Start Data shown

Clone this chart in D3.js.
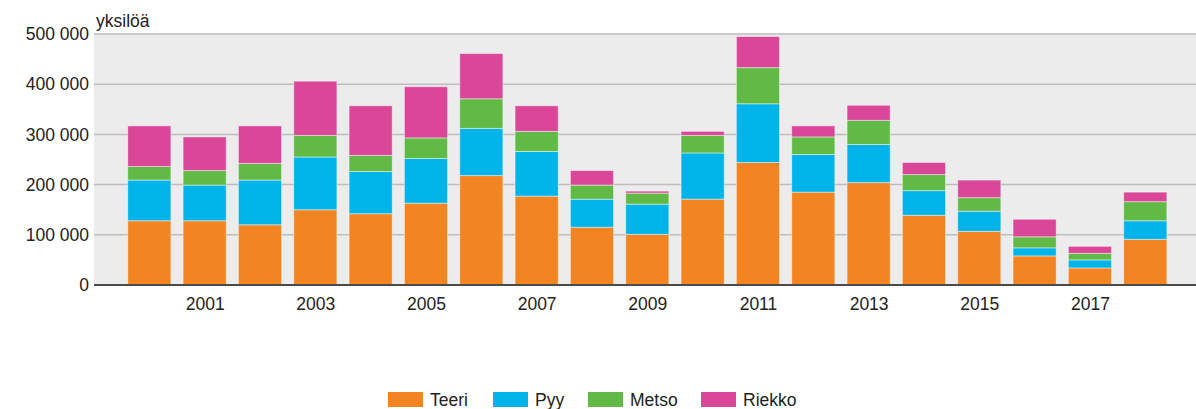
<!DOCTYPE html>
<html>
<head>
<meta charset="utf-8">
<script src="https://cdn.jsdelivr.net/npm/d3@7"></script>
<style>
  html, body { margin: 0; padding: 0; background: #fff; }
  svg { display: block; font-family: "Liberation Sans", Arial, sans-serif; }
</style>
</head>
<body>
<svg id="chart" width="1196" height="409"></svg>
<script>
// Riistasaaliit lajeittain (yksilöä)
const years = [2000, 2001, 2002, 2003, 2004, 2005, 2006, 2007, 2008, 2009,
               2010, 2011, 2012, 2013, 2014, 2015, 2016, 2017, 2018];
const seriesNames = ["Teeri", "Pyy", "Metso", "Riekko"];
const teeri  = [128000, 128000, 120000, 150000, 142000, 163000, 218000, 177000, 115000, 101000,
                171000, 244000, 185000, 204000, 139000, 107000, 58000, 34000, 91000];
const pyy    = [81000, 71000, 89000, 105000, 84000, 89000, 94000, 89000, 56000, 60000,
                92000, 117000, 75000, 76000, 49000, 40000, 16000, 16000, 37000];
const metso  = [27000, 29000, 33000, 43000, 32000, 41000, 59000, 40000, 28000, 22000,
                35000, 72000, 35000, 48000, 32000, 27000, 22000, 13000, 38000];
const riekko = [81000, 67000, 75000, 108000, 99000, 102000, 90000, 51000, 29000, 4000,
                8000, 62000, 22000, 30000, 24000, 35000, 35000, 14000, 19000];
const yTicks = [0, 100000, 200000, 300000, 400000, 500000];
const xTickYears = [2001, 2003, 2005, 2007, 2009, 2011, 2013, 2015, 2017];
const colors = ["#f38422", "#00b4ea", "#61ba46", "#da4799"];
const yLabel = "yksilöä";

const rows = years.map((y, i) => ({
  year: y, Teeri: teeri[i], Pyy: pyy[i], Metso: metso[i], Riekko: riekko[i]
}));

const svg = d3.select("#chart");
const plot = { left: 94, right: 1196, top: 34, bottom: 285 };
const fontSize = 17.5;

// continuous year axis: one year of space before the first bar
const step = 55.33;
const x = d3.scaleLinear()
  .domain([1999, 2019])
  .range([plot.left, plot.left + 20 * step]);
const barWidth = step * 0.78;

const y = d3.scaleLinear().domain([0, 500000]).range([plot.bottom, plot.top]);
const color = d3.scaleOrdinal().domain(seriesNames).range(colors);

// plot background
svg.append("rect")
  .attr("x", plot.left).attr("y", plot.top)
  .attr("width", plot.right - plot.left).attr("height", plot.bottom - plot.top)
  .attr("fill", "#ececec");

// gridlines
svg.append("g").selectAll("line")
  .data(yTicks.filter(d => d > 0))
  .join("line")
  .attr("x1", plot.left).attr("x2", plot.right)
  .attr("y1", d => y(d)).attr("y2", d => y(d))
  .attr("stroke", "#bdbdbd").attr("stroke-width", 1.5);

// stacked bars
const stack = d3.stack().keys(seriesNames)(rows);
svg.append("g").selectAll("g")
  .data(stack)
  .join("g")
  .attr("fill", d => color(d.key))
  .selectAll("rect")
  .data(d => d)
  .join("rect")
  .attr("x", d => x(d.data.year) - barWidth / 2)
  .attr("width", barWidth)
  .attr("y", d => y(d[1]))
  .attr("height", d => y(d[0]) - y(d[1]))
  .attr("stroke", "rgba(255,255,255,0.45)")
  .attr("stroke-width", 1);

// y axis labels
const yAxis = d3.axisLeft(y)
  .tickValues(yTicks)
  .tickSize(0)
  .tickPadding(5)
  .tickFormat(d => d3.format(",")(d).replace(/,/g, " "));
svg.append("g")
  .attr("transform", `translate(${plot.left},0)`)
  .call(yAxis)
  .call(g => g.select(".domain").remove())
  .call(g => g.selectAll("text").attr("font-size", fontSize).attr("fill", "#222")
    .attr("font-family", "'Liberation Sans', Arial, sans-serif"));

// x axis
const xAxis = d3.axisBottom(x)
  .tickValues(xTickYears)
  .tickSize(0)
  .tickPadding(13)
  .tickFormat(d3.format("d"));
svg.append("g")
  .attr("transform", `translate(0,${plot.bottom})`)
  .call(xAxis)
  .call(g => g.select(".domain").remove())
  .call(g => g.selectAll("text").attr("font-size", fontSize).attr("fill", "#222")
    .attr("font-family", "'Liberation Sans', Arial, sans-serif"));

svg.append("line")
  .attr("x1", plot.left).attr("x2", plot.right)
  .attr("y1", plot.bottom).attr("y2", plot.bottom)
  .attr("stroke", "#4a4a4a").attr("stroke-width", 2);

// unit label
svg.append("text")
  .attr("x", 96).attr("y", 27)
  .attr("font-size", fontSize).attr("fill", "#222")
  .text(yLabel);

// legend
const legendX = [388, 493, 588, 701];
const legend = svg.append("g").selectAll("g")
  .data(seriesNames)
  .join("g")
  .attr("transform", (d, i) => `translate(${legendX[i]},392)`);
legend.append("rect")
  .attr("width", 35).attr("height", 15)
  .attr("fill", d => color(d));
legend.append("text")
  .attr("x", 42).attr("y", 14)
  .attr("font-size", fontSize).attr("fill", "#222")
  .text(d => d);
</script>
</body>
</html>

End Data shown

- **Your task**
Working from the lines above, reproduce the material exactly and exclude its pictures.

- **Written answer**
Clone this chart in D3.js.
<!DOCTYPE html>
<html>
<head>
<meta charset="utf-8">
<script src="https://cdn.jsdelivr.net/npm/d3@7"></script>
<style>
  html, body { margin: 0; padding: 0; background: #fff; }
  svg { display: block; font-family: "Liberation Sans", Arial, sans-serif; }
</style>
</head>
<body>
<svg id="chart" width="1196" height="409"></svg>
<script>
// Riistasaaliit lajeittain (yksilöä)
const years = [2000, 2001, 2002, 2003, 2004, 2005, 2006, 2007, 2008, 2009,
               2010, 2011, 2012, 2013, 2014, 2015, 2016, 2017, 2018];
const seriesNames = ["Teeri", "Pyy", "Metso", "Riekko"];
const teeri  = [128000, 128000, 120000, 150000, 142000, 163000, 218000, 177000, 115000, 101000,
                171000, 244000, 185000, 204000, 139000, 107000, 58000, 34000, 91000];
const pyy    = [81000, 71000, 89000, 105000, 84000, 89000, 94000, 89000, 56000, 60000,
                92000, 117000, 75000, 76000, 49000, 40000, 16000, 16000, 37000];
const metso  = [27000, 29000, 33000, 43000, 32000, 41000, 59000, 40000, 28000, 22000,
                35000, 72000, 35000, 48000, 32000, 27000, 22000, 13000, 38000];
const riekko = [81000, 67000, 75000, 108000, 99000, 102000, 90000, 51000, 29000, 4000,
                8000, 62000, 22000, 30000, 24000, 35000, 35000, 14000, 19000];
const yTicks = [0, 100000, 200000, 300000, 400000, 500000];
const xTickYears = [2001, 2003, 2005, 2007, 2009, 2011, 2013, 2015, 2017];
const colors = ["#f38422", "#00b4ea", "#61ba46", "#da4799"];
const yLabel = "yksilöä";

const rows = years.map((y, i) => ({
  year: y, Teeri: teeri[i], Pyy: pyy[i], Metso: metso[i], Riekko: riekko[i]
}));

const svg = d3.select("#chart");
const plot = { left: 94, right: 1196, top: 34, bottom: 285 };
const fontSize = 17.5;

// continuous year axis: one year of space before the first bar
const step = 55.33;
const x = d3.scaleLinear()
  .domain([1999, 2019])
  .range([plot.left, plot.left + 20 * step]);
const barWidth = step * 0.78;

const y = d3.scaleLinear().domain([0, 500000]).range([plot.bottom, plot.top]);
const color = d3.scaleOrdinal().domain(seriesNames).range(colors);

// plot background
svg.append("rect")
  .attr("x", plot.left).attr("y", plot.top)
  .attr("width", plot.right - plot.left).attr("height", plot.bottom - plot.top)
  .attr("fill", "#ececec");

// gridlines
svg.append("g").selectAll("line")
  .data(yTicks.filter(d => d > 0))
  .join("line")
  .attr("x1", plot.left).attr("x2", plot.right)
  .attr("y1", d => y(d)).attr("y2", d => y(d))
  .attr("stroke", "#bdbdbd").attr("stroke-width", 1.5);

// stacked bars
const stack = d3.stack().keys(seriesNames)(rows);
svg.append("g").selectAll("g")
  .data(stack)
  .join("g")
  .attr("fill", d => color(d.key))
  .selectAll("rect")
  .data(d => d)
  .join("rect")
  .attr("x", d => x(d.data.year) - barWidth / 2)
  .attr("width", barWidth)
  .attr("y", d => y(d[1]))
  .attr("height", d => y(d[0]) - y(d[1]))
  .attr("stroke", "rgba(255,255,255,0.45)")
  .attr("stroke-width", 1);

// y axis labels
const yAxis = d3.axisLeft(y)
  .tickValues(yTicks)
  .tickSize(0)
  .tickPadding(5)
  .tickFormat(d => d3.format(",")(d).replace(/,/g, " "));
svg.append("g")
  .attr("transform", `translate(${plot.left},0)`)
  .call(yAxis)
  .call(g => g.select(".domain").remove())
  .call(g => g.selectAll("text").attr("font-size", fontSize).attr("fill", "#222")
    .attr("font-family", "'Liberation Sans', Arial, sans-serif"));

// x axis
const xAxis = d3.axisBottom(x)
  .tickValues(xTickYears)
  .tickSize(0)
  .tickPadding(13)
  .tickFormat(d3.format("d"));
svg.append("g")
  .attr("transform", `translate(0,${plot.bottom})`)
  .call(xAxis)
  .call(g => g.select(".domain").remove())
  .call(g => g.selectAll("text").attr("font-size", fontSize).attr("fill", "#222")
    .attr("font-family", "'Liberation Sans', Arial, sans-serif"));

svg.append("line")
  .attr("x1", plot.left).attr("x2", plot.right)
  .attr("y1", plot.bottom).attr("y2", plot.bottom)
  .attr("stroke", "#4a4a4a").attr("stroke-width", 2);

// unit label
svg.append("text")
  .attr("x", 96).attr("y", 27)
  .attr("font-size", fontSize).attr("fill", "#222")
  .text(yLabel);

// legend
const legendX = [388, 493, 588, 701];
const legend = svg.append("g").selectAll("g")
  .data(seriesNames)
  .join("g")
  .attr("transform", (d, i) => `translate(${legendX[i]},392)`);
legend.append("rect")
  .attr("width", 35).attr("height", 15)
  .attr("fill", d => color(d));
legend.append("text")
  .attr("x", 42).attr("y", 14)
  .attr("font-size", fontSize).attr("fill", "#222")
  .text(d => d);
</script>
</body>
</html>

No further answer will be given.